◆ **Source material**:
[start]

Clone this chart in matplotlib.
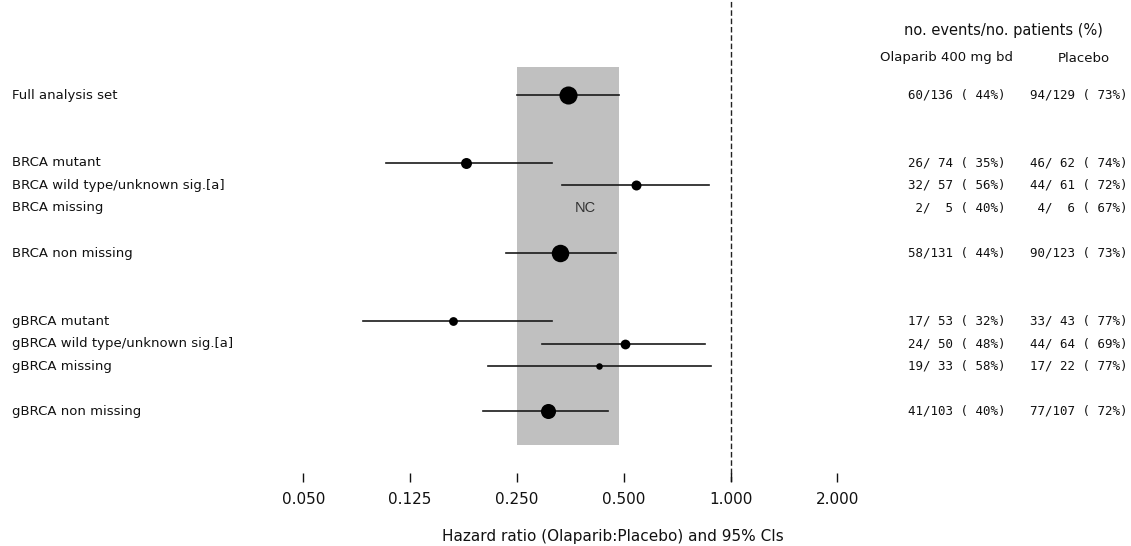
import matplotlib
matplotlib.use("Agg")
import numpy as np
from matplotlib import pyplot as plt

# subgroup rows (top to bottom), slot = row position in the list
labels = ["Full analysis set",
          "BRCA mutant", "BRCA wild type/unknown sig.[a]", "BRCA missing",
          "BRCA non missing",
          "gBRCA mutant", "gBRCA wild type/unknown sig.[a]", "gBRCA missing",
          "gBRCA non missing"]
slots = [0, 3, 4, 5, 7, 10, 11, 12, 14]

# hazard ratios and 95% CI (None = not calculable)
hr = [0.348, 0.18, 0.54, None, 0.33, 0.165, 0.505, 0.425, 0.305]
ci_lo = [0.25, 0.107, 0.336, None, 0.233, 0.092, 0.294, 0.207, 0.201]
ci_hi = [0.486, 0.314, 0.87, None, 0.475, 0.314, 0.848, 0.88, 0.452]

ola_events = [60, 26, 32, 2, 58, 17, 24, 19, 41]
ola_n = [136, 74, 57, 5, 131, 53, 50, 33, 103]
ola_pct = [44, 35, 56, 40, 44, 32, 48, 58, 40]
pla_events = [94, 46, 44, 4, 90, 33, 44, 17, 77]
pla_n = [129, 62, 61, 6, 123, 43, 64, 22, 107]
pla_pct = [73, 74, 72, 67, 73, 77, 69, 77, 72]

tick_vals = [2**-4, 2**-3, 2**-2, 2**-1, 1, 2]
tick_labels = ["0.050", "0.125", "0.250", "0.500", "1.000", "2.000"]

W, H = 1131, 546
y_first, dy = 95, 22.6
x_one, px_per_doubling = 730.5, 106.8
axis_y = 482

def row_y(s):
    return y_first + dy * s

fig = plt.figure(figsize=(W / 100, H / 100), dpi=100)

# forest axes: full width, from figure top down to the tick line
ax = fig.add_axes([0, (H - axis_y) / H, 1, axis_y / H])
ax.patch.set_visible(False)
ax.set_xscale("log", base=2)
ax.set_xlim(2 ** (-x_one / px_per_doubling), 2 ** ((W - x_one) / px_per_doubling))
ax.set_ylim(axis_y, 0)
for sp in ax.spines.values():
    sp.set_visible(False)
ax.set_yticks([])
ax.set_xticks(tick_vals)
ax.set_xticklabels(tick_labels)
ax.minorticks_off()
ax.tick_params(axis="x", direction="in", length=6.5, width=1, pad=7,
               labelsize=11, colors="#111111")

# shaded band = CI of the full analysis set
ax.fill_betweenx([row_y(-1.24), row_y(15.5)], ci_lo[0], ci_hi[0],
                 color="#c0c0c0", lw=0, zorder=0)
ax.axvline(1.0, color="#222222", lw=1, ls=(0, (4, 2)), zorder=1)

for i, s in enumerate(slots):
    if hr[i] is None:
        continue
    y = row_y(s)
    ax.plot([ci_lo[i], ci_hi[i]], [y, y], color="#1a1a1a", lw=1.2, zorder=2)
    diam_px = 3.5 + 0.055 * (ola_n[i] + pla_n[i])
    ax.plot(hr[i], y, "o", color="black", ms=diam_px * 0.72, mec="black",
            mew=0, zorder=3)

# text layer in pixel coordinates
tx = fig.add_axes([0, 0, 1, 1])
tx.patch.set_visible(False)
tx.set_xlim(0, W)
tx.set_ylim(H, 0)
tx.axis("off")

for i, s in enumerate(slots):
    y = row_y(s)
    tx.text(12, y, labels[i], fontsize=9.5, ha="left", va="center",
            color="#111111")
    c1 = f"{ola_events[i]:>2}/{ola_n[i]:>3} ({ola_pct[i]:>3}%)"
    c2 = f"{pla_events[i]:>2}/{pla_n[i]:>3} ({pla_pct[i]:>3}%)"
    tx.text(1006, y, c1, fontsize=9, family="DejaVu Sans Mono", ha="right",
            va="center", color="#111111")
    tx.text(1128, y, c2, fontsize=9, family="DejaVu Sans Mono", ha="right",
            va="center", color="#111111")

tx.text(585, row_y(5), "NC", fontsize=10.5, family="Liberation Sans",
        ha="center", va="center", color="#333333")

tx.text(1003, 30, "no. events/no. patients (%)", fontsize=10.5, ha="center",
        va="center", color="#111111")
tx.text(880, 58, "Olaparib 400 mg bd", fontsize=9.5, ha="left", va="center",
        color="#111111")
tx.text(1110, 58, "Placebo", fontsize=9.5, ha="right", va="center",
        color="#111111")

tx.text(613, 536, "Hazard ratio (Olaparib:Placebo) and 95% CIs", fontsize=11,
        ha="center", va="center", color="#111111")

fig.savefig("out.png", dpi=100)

[end]

◆ **Given instruction**:
Your task is to restate word for word the lines from the top of the data to the line containing "from matplotlib import pyplot as plt", both ends included, with every picture left out.

◆ **Exercise response**:
Clone this chart in matplotlib.
import matplotlib
matplotlib.use("Agg")
import numpy as np
from matplotlib import pyplot as plt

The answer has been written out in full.